That is the sound of me THUNKing myself upside the head. I was up very late last night, tossing and turning in bed. Couldn't stop thinking and worrying. Regretted posting the blog entry last night because here I was telling everyone in the world (well, okay you few and faithful readers) about all these changes I was going to make. All of a sudden I didn't want to do it anymore. I wanted to crawl back under my rock and live life as I have been.
I went from neutral - staying where I am - to 100 miles an hour - geared up for change, over one simple comment. Went home and had this 1 hour conversation with DH and we decided to sell our house. What are we? Crazy? I know that I spend way too much time agonizing over decisions and looking at them from every angle. And that once I make a decision, I am in it 110%, full speed forward. But this is a bit much, even for me. AGH. Total stress.
Finally did fall asleep and woke up panicked. Decided to take action. Busyness always works. Rushed out of the house (partly to avoid cutting) and to work. Filled my day. Emailed a bunch of colleagues who are working moms asking for advice on managing work flexibility and motherhood. Called our realtor and told her we'd be ready in 2 weeks. (not sure she believes me, we've been here before). Started trying to do everything all at once, and flipping out about it all.

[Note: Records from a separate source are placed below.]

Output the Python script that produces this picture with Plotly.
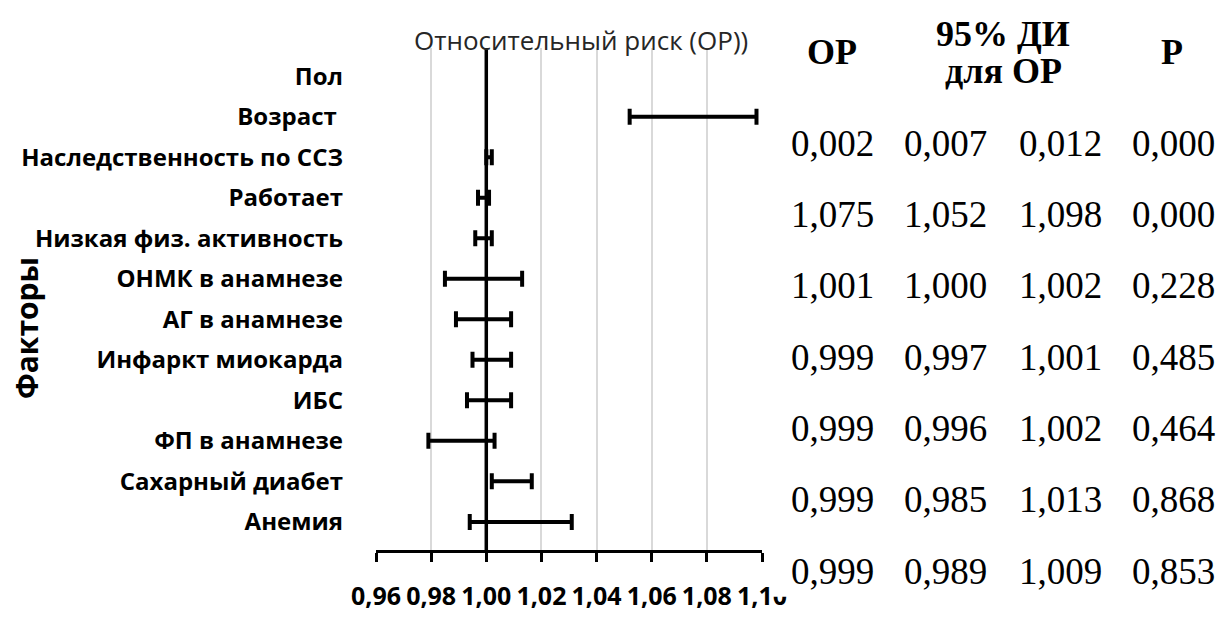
import plotly.graph_objects as go

# ---------------- data ----------------
factors = ["Пол", "Возраст ", "Наследственность по ССЗ", "Работает",
           "Низкая физ. активность", "ОНМК в анамнезе", "АГ в анамнезе",
           "Инфаркт миокарда", "ИБС", "ФП в анамнезе", "Сахарный диабет", "Анемия"]
rr_est = [0.002, 1.075, 1.001, 0.999, 0.999, 0.999, 0.999, 1.002, 1.001, 0.991, 1.009, 1.012]
ci_low = [0.007, 1.052, 1.000, 0.997, 0.996, 0.985, 0.989, 0.995, 0.993, 0.979, 1.002, 0.994]
ci_high = [0.012, 1.098, 1.002, 1.001, 1.002, 1.013, 1.009, 1.009, 1.009, 1.003, 1.0165, 1.031]
p_vals = [0.000, 0.000, 0.228, 0.485, 0.464, 0.868, 0.853]
n_table_rows = 7

x_ticks = [0.96, 0.98, 1.00, 1.02, 1.04, 1.06, 1.08, 1.10]
ref_value = 1.00

title_text = "Относительный риск (ОР))"
ytitle_text = "Факторы"

# ---------------- layout geometry (pixels) ----------------
W, H = 1219, 624
L, R, T, B = 376, 762, 48, 575


def px(xp):
    return (xp - L) / (R - L)


def py(yp):
    return (B - yp) / (B - T)


def fmt(v):
    return f"{v:.3f}".replace(".", ",")


fig = go.Figure()

fig.add_trace(go.Scatter(
    x=rr_est, y=factors, mode="markers",
    marker=dict(size=1, color="rgba(0,0,0,0)"),
    error_x=dict(type="data", symmetric=False,
                 array=[h - e for h, e in zip(ci_high, rr_est)],
                 arrayminus=[e - l for e, l in zip(rr_est, ci_low)],
                 color="black", thickness=4, width=8),
    cliponaxis=True, showlegend=False, hoverinfo="skip",
))

shapes = [
    dict(type="line", xref="x", yref="paper", x0=ref_value, x1=ref_value, y0=0, y1=1,
         line=dict(color="black", width=3.5), layer="above"),
    # hide the clipped part of last tick label, as in reference
    dict(type="rect", xref="paper", yref="paper", x0=px(771), x1=px(800), y0=py(624), y1=py(590),
         fillcolor="white", line=dict(width=0), layer="above"),
]

annotations = [
    dict(text=title_text, xref="paper", yref="paper", x=px(581), y=py(40),
         showarrow=False, xanchor="center", yanchor="middle",
         font=dict(family="Open Sans", size=26, color="#262626")),
    dict(text=ytitle_text, xref="paper", yref="paper", x=px(26), y=py(342),
         showarrow=False, xanchor="center", yanchor="middle", textangle=-90,
         font=dict(family="Open Sans", size=30, color="black", weight="bold")),
]

col_x = [832, 945, 1060, 1173]
row_y0, row_dy = 148, 74.9
serif = "Liberation Serif"

header_specs = [("<b>ОР</b>", 832, 52), ("<b>95% ДИ</b>", 1003, 33),
                ("<b>для ОР</b>", 1003, 72), ("<b>Р</b>", 1172, 52)]
for txt, hx, hy in header_specs:
    annotations.append(dict(text=txt, xref="paper", yref="paper", x=px(hx), y=py(hy),
                            showarrow=False, xanchor="center", yanchor="middle",
                            font=dict(family=serif, size=36, color="black")))

for i in range(n_table_rows):
    vals = [rr_est[i], ci_low[i], ci_high[i], p_vals[i]]
    for cx, v in zip(col_x, vals):
        annotations.append(dict(text=fmt(v), xref="paper", yref="paper",
                                x=px(cx), y=py(row_y0 + i * row_dy),
                                showarrow=False, xanchor="center", yanchor="middle",
                                font=dict(family=serif, size=37, color="black")))

fig.update_layout(
    width=W, height=H,
    margin=dict(l=L, r=W - R, t=T, b=H - B, pad=0),
    paper_bgcolor="white", plot_bgcolor="white",
    separators=", ",
    shapes=shapes, annotations=annotations,
    xaxis=dict(range=[x_ticks[0], x_ticks[-1]], tickvals=x_ticks, tickformat=".2f",
               showgrid=True, gridcolor="#d9d9d9", gridwidth=1.5,
               showline=True, linecolor="black", linewidth=3,
               ticks="outside", ticklen=9, tickwidth=3, tickcolor="black",
               zeroline=False, ticklabelstandoff=13,
               tickfont=dict(family="Open Sans", size=25, color="black", weight="bold")),
    yaxis=dict(categoryorder="array", categoryarray=factors, autorange="reversed",
               showgrid=False, showline=False, zeroline=False, ticks="",
               ticklabelstandoff=32,
               tickfont=dict(family="Open Sans", size=24, color="black", weight="bold")),
)

fig.write_html("out.html", config={"displayModeBar": False},
               post_script="document.body.style.margin='0';document.body.style.overflow='hidden';")
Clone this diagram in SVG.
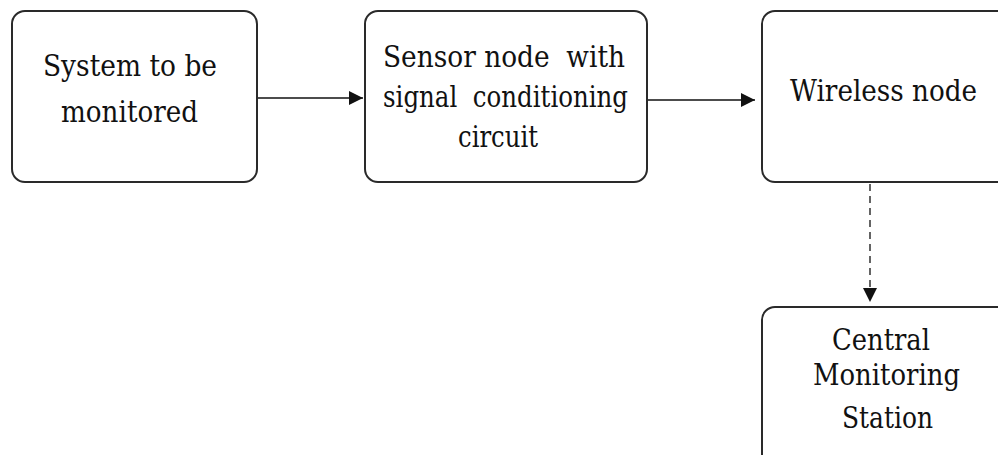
<svg xmlns="http://www.w3.org/2000/svg" width="998" height="455" viewBox="0 0 998 455">
<style>
.box{fill:#fff;stroke:#2a2a2a;stroke-width:2}
.t{font-family:"DejaVu Serif","Liberation Serif",serif;font-size:30px;fill:#111}
.c{stroke:#111;stroke-width:1.3;fill:none}
</style>
<defs>
<marker id="ah" viewBox="0 0 10 10" refX="10" refY="5" markerWidth="15" markerHeight="14" markerUnits="userSpaceOnUse" orient="auto">
<path d="M0,0 L10,5 L0,10 z" fill="#111"/>
</marker>
</defs>
<rect width="998" height="455" fill="#fff"/>
<g id="connectors">
<line class="c" x1="257" y1="98" x2="363" y2="98" marker-end="url(#ah)"/>
<line class="c" x1="647" y1="100" x2="755" y2="100" marker-end="url(#ah)"/>
<line class="c" x1="870" y1="184" x2="870" y2="302" stroke-dasharray="7,5" marker-end="url(#ah)"/>
</g>
<g id="node-system">
<rect class="box" x="12" y="11" width="245" height="171" rx="13"/>
<text class="t" x="43" y="76" textLength="174" lengthAdjust="spacingAndGlyphs">System to be</text>
<text class="t" x="61" y="122" textLength="137" lengthAdjust="spacingAndGlyphs">monitored</text>
</g>
<g id="node-sensor">
<rect class="box" x="365" y="11" width="282" height="171" rx="13"/>
<text class="t" x="383" y="67" textLength="242" lengthAdjust="spacingAndGlyphs" xml:space="preserve">Sensor node  with</text>
<text class="t" x="383" y="107" textLength="245" lengthAdjust="spacingAndGlyphs" xml:space="preserve">signal  conditioning</text>
<text class="t" x="458" y="147" textLength="80" lengthAdjust="spacingAndGlyphs">circuit</text>
</g>
<g id="node-wireless">
<rect class="box" x="762" y="11" width="260" height="171" rx="13"/>
<text class="t" x="790" y="101" textLength="187" lengthAdjust="spacingAndGlyphs">Wireless node</text>
</g>
<g id="node-central">
<rect class="box" x="762" y="307" width="260" height="170" rx="13"/>
<text class="t" x="832" y="350" textLength="98" lengthAdjust="spacingAndGlyphs">Central</text>
<text class="t" x="813" y="385" textLength="147" lengthAdjust="spacingAndGlyphs">Monitoring</text>
<text class="t" x="842" y="428" textLength="91" lengthAdjust="spacingAndGlyphs">Station</text>
</g>
</svg>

Then I opened a friend's message. This is what she wrote after her own T session -
Last week she taught me a way of dealing with the things that cause me stress. She had me close my eyes and picture a 'safe' place, and in that place, a box of whatever shape and size I wanted. She had me picture each of my stressors as words on slips of paper, and had me put them in the box. Then she had me lock the box and put it away where no one else would find it. She said I was only allowed to take one thing out of the box at a time. It has been helpful.
Wow. That was powerful. So I tried it. I am letting myself work on the house issue. That's it. Well, okay I did interview an asst today and make someone an offer (prayers that if she is the right person that she accepts). But personally, I'm dealing with house first. Then work. House - then work. House- then work. If I say that long enough maybe I'll ingrain it on my head. Course I could engrave it on my leg..........oops that was a bad, very sarcastic remark. But I'm getting better about letting it all out here - even the ugly part of me. So I'll try to leave it.